Re: cost vs benefit
Has anyone conducted an objective study comparing the winning percentages of college hockey programs to the cost of subsidizing "one and done" or "two and done" players on those teams? A substantial percentage of short-timer hockey recruits are rewarded with scholarships - at a substantial economic expense to the colleges involved.
Do these guys demonstrably contribute to the success of the programs which pay their freight, or are institutions of higher learning exempt from financial accountability? There are other, perhaps more productive ways to spend the money dedicated to short-time students.
I have done one. Allow me please to give you a detailed description of the results. Hopefully, it won't be too difficult to follow though there is lots of math.
Every college hockey team is allowed to provide 18 scholarships. Those 18 are divided whichever way a team's coaching staff decides. In some cases, a player will be on 1/2 scholarship or perhaps on 1/4 or maybe even 2/3 or 3/4's and even 1. Except in the Ivies where hockey players perform lawn maintenance in recompense for their overpriced education.

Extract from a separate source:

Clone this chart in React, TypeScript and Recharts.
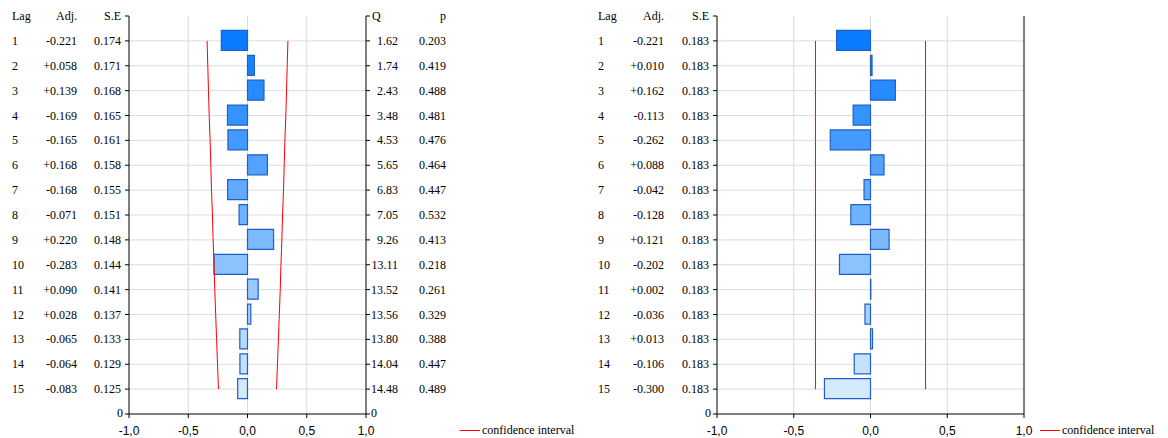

Now the key here in determining the cost/benefit is a a bit of an obtuse metric that depends on a kind of numerology:
Start with 18 ... the number of schollies
1+8 = 9 ... and since 1 and 8 are 2 numbers you next multiply
2x9 = 18 ... of course there is the Fibronacci Derivation (there is the alternative where you can square the two 9's and get 81 ... but we all know where that leads to)
18x18 = 324 ... the sum of F+I+B+R+O+N+A+C+C+I when you assign arbitrary and random integer values to each of the letters in the sequence ... for instance F=299 I=1 B=2 R=3 O=0 N=-5 A=17 C=3
324-200 = 124 ... because (32x4)+(3x24)
124-7 = 117 ... because 1+2+4 =7
117-18 = 99 ...because 18 is the original #of schollies
9+9 = 18 ... Um ... obvious
You see? It always comes back to 18. So you'll note that if player A is given full inducement to come to the UofX then UofX has 17 schollies left. Player B takes his full schollie and you now have 16. Following the logic here? I know it's complicated ... when the sum total of remaining players C, D, E, F, G, H, I, J, K, L, M, N, O, P, Q, R, S, T, U, V, W, X, Y and Z equals 16 (as it always will) then you can see that those 18 schollies are completely used up.
I hope that helps. I know the responses you've gotten here have been excellent so far (this group of posters is known to be tremendously knowledgable) and I hope I haven't stepped on their otherwise astute analysis of your important question.